What is required
Write out the data again exactly, skipping every picture.
===== Collected data =====
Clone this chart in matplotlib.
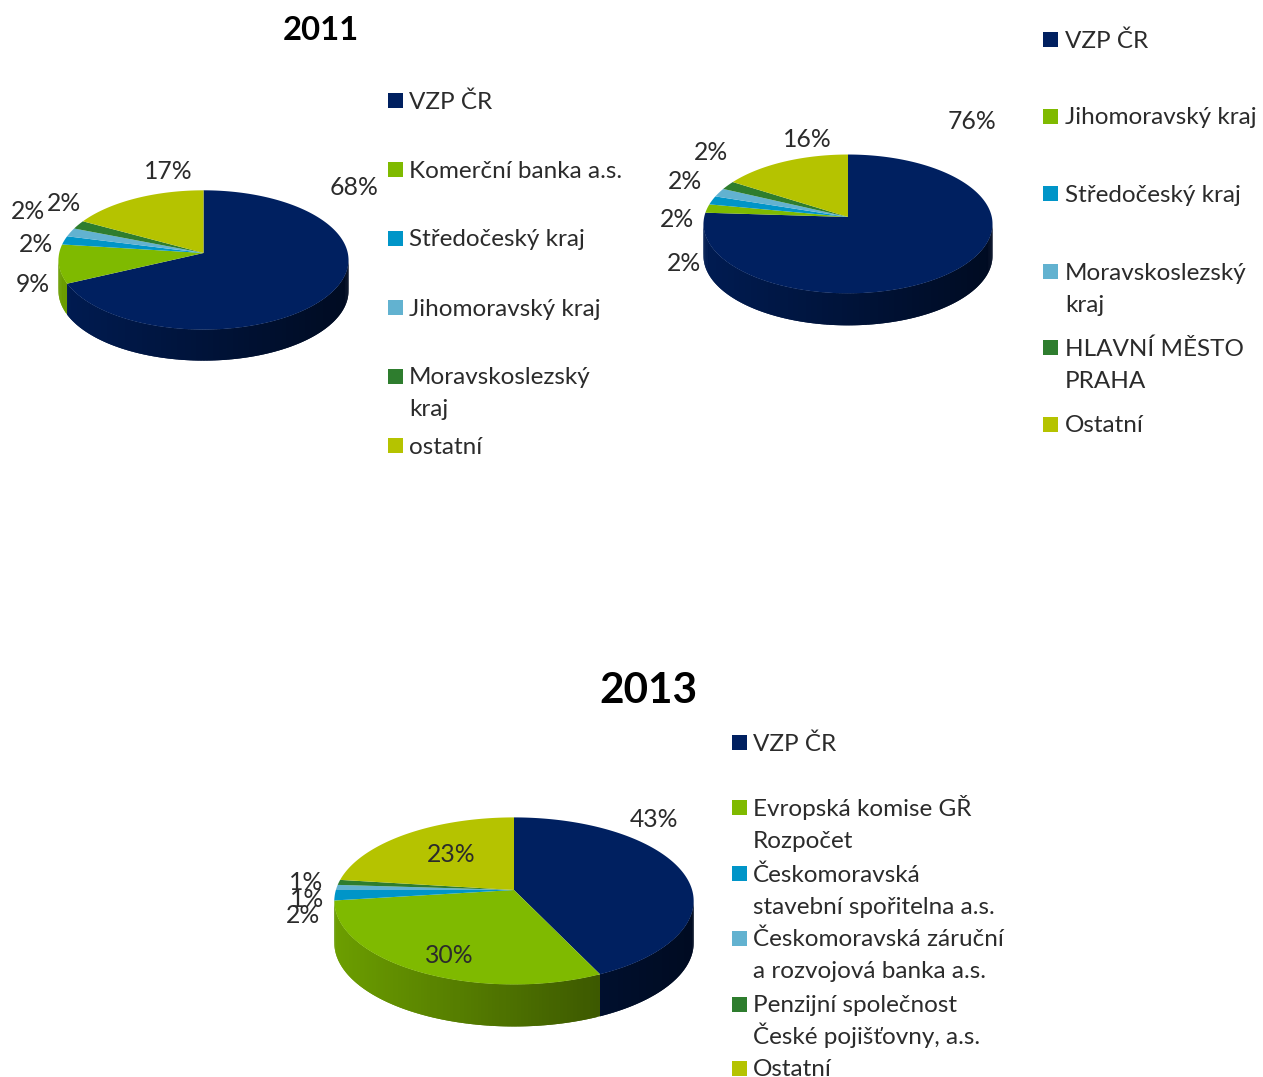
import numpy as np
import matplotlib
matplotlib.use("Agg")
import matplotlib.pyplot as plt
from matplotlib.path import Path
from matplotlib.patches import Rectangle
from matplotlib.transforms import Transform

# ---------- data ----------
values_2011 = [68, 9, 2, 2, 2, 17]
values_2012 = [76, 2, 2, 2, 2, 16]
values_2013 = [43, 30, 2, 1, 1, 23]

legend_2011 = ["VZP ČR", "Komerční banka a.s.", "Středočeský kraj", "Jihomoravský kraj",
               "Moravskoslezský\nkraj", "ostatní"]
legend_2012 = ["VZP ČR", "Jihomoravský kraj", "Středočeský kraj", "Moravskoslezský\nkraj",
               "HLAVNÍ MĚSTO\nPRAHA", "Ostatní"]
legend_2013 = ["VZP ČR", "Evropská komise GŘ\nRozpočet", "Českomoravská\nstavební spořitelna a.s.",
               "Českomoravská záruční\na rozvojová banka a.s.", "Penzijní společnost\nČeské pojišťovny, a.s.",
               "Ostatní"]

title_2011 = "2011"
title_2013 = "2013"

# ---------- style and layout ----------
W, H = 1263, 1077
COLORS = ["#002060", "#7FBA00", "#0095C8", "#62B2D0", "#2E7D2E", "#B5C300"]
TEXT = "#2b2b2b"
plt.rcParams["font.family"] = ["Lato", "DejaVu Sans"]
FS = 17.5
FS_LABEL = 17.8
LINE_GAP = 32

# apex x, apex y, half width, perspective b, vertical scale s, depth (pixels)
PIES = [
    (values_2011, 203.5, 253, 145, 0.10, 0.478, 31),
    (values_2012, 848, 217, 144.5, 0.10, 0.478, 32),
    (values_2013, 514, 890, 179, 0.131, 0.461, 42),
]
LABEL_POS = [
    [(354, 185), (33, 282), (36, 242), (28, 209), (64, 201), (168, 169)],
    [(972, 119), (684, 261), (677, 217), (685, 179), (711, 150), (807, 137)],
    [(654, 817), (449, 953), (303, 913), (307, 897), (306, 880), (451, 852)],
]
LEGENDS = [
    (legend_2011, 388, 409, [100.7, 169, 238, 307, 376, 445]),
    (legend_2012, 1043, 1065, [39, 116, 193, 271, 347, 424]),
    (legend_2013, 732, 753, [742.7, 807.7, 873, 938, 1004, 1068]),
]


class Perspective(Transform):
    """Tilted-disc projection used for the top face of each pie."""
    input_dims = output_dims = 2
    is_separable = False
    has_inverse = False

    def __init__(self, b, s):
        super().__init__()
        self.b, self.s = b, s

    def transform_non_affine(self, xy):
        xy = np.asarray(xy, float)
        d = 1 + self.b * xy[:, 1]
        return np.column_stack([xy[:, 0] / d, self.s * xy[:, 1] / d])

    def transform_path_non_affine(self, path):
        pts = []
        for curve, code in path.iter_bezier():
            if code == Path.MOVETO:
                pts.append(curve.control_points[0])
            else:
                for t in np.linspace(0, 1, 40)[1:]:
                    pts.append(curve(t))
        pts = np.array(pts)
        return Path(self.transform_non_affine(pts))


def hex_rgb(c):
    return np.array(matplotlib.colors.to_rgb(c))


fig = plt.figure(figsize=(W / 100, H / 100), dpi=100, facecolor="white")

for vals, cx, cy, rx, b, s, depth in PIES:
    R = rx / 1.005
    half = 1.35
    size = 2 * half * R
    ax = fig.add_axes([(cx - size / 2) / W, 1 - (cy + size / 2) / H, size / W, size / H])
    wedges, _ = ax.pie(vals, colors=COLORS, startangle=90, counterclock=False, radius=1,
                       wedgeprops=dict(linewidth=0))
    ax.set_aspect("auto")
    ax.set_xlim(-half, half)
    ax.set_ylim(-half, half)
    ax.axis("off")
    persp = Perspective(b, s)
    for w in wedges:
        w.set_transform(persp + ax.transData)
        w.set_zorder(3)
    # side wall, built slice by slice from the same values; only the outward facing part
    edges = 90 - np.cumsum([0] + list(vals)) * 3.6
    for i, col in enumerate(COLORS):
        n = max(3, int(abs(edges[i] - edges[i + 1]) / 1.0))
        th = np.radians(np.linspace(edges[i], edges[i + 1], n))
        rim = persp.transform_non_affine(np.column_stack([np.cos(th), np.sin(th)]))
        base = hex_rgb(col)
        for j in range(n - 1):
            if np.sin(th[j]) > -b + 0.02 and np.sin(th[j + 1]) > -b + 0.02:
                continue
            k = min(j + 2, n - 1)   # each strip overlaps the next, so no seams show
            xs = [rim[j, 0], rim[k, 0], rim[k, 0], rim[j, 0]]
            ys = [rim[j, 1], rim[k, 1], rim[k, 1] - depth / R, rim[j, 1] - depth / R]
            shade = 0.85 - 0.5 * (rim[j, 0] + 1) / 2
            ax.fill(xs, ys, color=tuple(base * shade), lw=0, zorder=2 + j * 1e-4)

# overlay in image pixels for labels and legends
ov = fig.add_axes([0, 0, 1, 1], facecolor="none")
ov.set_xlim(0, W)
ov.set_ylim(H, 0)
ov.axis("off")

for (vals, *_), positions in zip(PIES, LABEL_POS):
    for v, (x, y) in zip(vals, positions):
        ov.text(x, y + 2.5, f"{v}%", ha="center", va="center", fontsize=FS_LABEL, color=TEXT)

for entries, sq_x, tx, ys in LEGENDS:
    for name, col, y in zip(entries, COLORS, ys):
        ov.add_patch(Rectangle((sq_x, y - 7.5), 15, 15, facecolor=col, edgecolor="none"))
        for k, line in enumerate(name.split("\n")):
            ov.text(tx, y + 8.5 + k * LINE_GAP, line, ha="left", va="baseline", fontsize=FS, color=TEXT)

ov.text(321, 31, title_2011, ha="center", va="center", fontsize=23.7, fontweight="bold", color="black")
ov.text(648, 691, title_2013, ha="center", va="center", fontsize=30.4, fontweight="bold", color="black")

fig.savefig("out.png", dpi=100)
=====
Full output
Clone this chart in matplotlib.
import numpy as np
import matplotlib
matplotlib.use("Agg")
import matplotlib.pyplot as plt
from matplotlib.path import Path
from matplotlib.patches import Rectangle
from matplotlib.transforms import Transform

# ---------- data ----------
values_2011 = [68, 9, 2, 2, 2, 17]
values_2012 = [76, 2, 2, 2, 2, 16]
values_2013 = [43, 30, 2, 1, 1, 23]

legend_2011 = ["VZP ČR", "Komerční banka a.s.", "Středočeský kraj", "Jihomoravský kraj",
               "Moravskoslezský\nkraj", "ostatní"]
legend_2012 = ["VZP ČR", "Jihomoravský kraj", "Středočeský kraj", "Moravskoslezský\nkraj",
               "HLAVNÍ MĚSTO\nPRAHA", "Ostatní"]
legend_2013 = ["VZP ČR", "Evropská komise GŘ\nRozpočet", "Českomoravská\nstavební spořitelna a.s.",
               "Českomoravská záruční\na rozvojová banka a.s.", "Penzijní společnost\nČeské pojišťovny, a.s.",
               "Ostatní"]

title_2011 = "2011"
title_2013 = "2013"

# ---------- style and layout ----------
W, H = 1263, 1077
COLORS = ["#002060", "#7FBA00", "#0095C8", "#62B2D0", "#2E7D2E", "#B5C300"]
TEXT = "#2b2b2b"
plt.rcParams["font.family"] = ["Lato", "DejaVu Sans"]
FS = 17.5
FS_LABEL = 17.8
LINE_GAP = 32

# apex x, apex y, half width, perspective b, vertical scale s, depth (pixels)
PIES = [
    (values_2011, 203.5, 253, 145, 0.10, 0.478, 31),
    (values_2012, 848, 217, 144.5, 0.10, 0.478, 32),
    (values_2013, 514, 890, 179, 0.131, 0.461, 42),
]
LABEL_POS = [
    [(354, 185), (33, 282), (36, 242), (28, 209), (64, 201), (168, 169)],
    [(972, 119), (684, 261), (677, 217), (685, 179), (711, 150), (807, 137)],
    [(654, 817), (449, 953), (303, 913), (307, 897), (306, 880), (451, 852)],
]
LEGENDS = [
    (legend_2011, 388, 409, [100.7, 169, 238, 307, 376, 445]),
    (legend_2012, 1043, 1065, [39, 116, 193, 271, 347, 424]),
    (legend_2013, 732, 753, [742.7, 807.7, 873, 938, 1004, 1068]),
]


class Perspective(Transform):
    """Tilted-disc projection used for the top face of each pie."""
    input_dims = output_dims = 2
    is_separable = False
    has_inverse = False

    def __init__(self, b, s):
        super().__init__()
        self.b, self.s = b, s

    def transform_non_affine(self, xy):
        xy = np.asarray(xy, float)
        d = 1 + self.b * xy[:, 1]
        return np.column_stack([xy[:, 0] / d, self.s * xy[:, 1] / d])

    def transform_path_non_affine(self, path):
        pts = []
        for curve, code in path.iter_bezier():
            if code == Path.MOVETO:
                pts.append(curve.control_points[0])
            else:
                for t in np.linspace(0, 1, 40)[1:]:
                    pts.append(curve(t))
        pts = np.array(pts)
        return Path(self.transform_non_affine(pts))


def hex_rgb(c):
    return np.array(matplotlib.colors.to_rgb(c))


fig = plt.figure(figsize=(W / 100, H / 100), dpi=100, facecolor="white")

for vals, cx, cy, rx, b, s, depth in PIES:
    R = rx / 1.005
    half = 1.35
    size = 2 * half * R
    ax = fig.add_axes([(cx - size / 2) / W, 1 - (cy + size / 2) / H, size / W, size / H])
    wedges, _ = ax.pie(vals, colors=COLORS, startangle=90, counterclock=False, radius=1,
                       wedgeprops=dict(linewidth=0))
    ax.set_aspect("auto")
    ax.set_xlim(-half, half)
    ax.set_ylim(-half, half)
    ax.axis("off")
    persp = Perspective(b, s)
    for w in wedges:
        w.set_transform(persp + ax.transData)
        w.set_zorder(3)
    # side wall, built slice by slice from the same values; only the outward facing part
    edges = 90 - np.cumsum([0] + list(vals)) * 3.6
    for i, col in enumerate(COLORS):
        n = max(3, int(abs(edges[i] - edges[i + 1]) / 1.0))
        th = np.radians(np.linspace(edges[i], edges[i + 1], n))
        rim = persp.transform_non_affine(np.column_stack([np.cos(th), np.sin(th)]))
        base = hex_rgb(col)
        for j in range(n - 1):
            if np.sin(th[j]) > -b + 0.02 and np.sin(th[j + 1]) > -b + 0.02:
                continue
            k = min(j + 2, n - 1)   # each strip overlaps the next, so no seams show
            xs = [rim[j, 0], rim[k, 0], rim[k, 0], rim[j, 0]]
            ys = [rim[j, 1], rim[k, 1], rim[k, 1] - depth / R, rim[j, 1] - depth / R]
            shade = 0.85 - 0.5 * (rim[j, 0] + 1) / 2
            ax.fill(xs, ys, color=tuple(base * shade), lw=0, zorder=2 + j * 1e-4)

# overlay in image pixels for labels and legends
ov = fig.add_axes([0, 0, 1, 1], facecolor="none")
ov.set_xlim(0, W)
ov.set_ylim(H, 0)
ov.axis("off")

for (vals, *_), positions in zip(PIES, LABEL_POS):
    for v, (x, y) in zip(vals, positions):
        ov.text(x, y + 2.5, f"{v}%", ha="center", va="center", fontsize=FS_LABEL, color=TEXT)

for entries, sq_x, tx, ys in LEGENDS:
    for name, col, y in zip(entries, COLORS, ys):
        ov.add_patch(Rectangle((sq_x, y - 7.5), 15, 15, facecolor=col, edgecolor="none"))
        for k, line in enumerate(name.split("\n")):
            ov.text(tx, y + 8.5 + k * LINE_GAP, line, ha="left", va="baseline", fontsize=FS, color=TEXT)

ov.text(321, 31, title_2011, ha="center", va="center", fontsize=23.7, fontweight="bold", color="black")
ov.text(648, 691, title_2013, ha="center", va="center", fontsize=30.4, fontweight="bold", color="black")

fig.savefig("out.png", dpi=100)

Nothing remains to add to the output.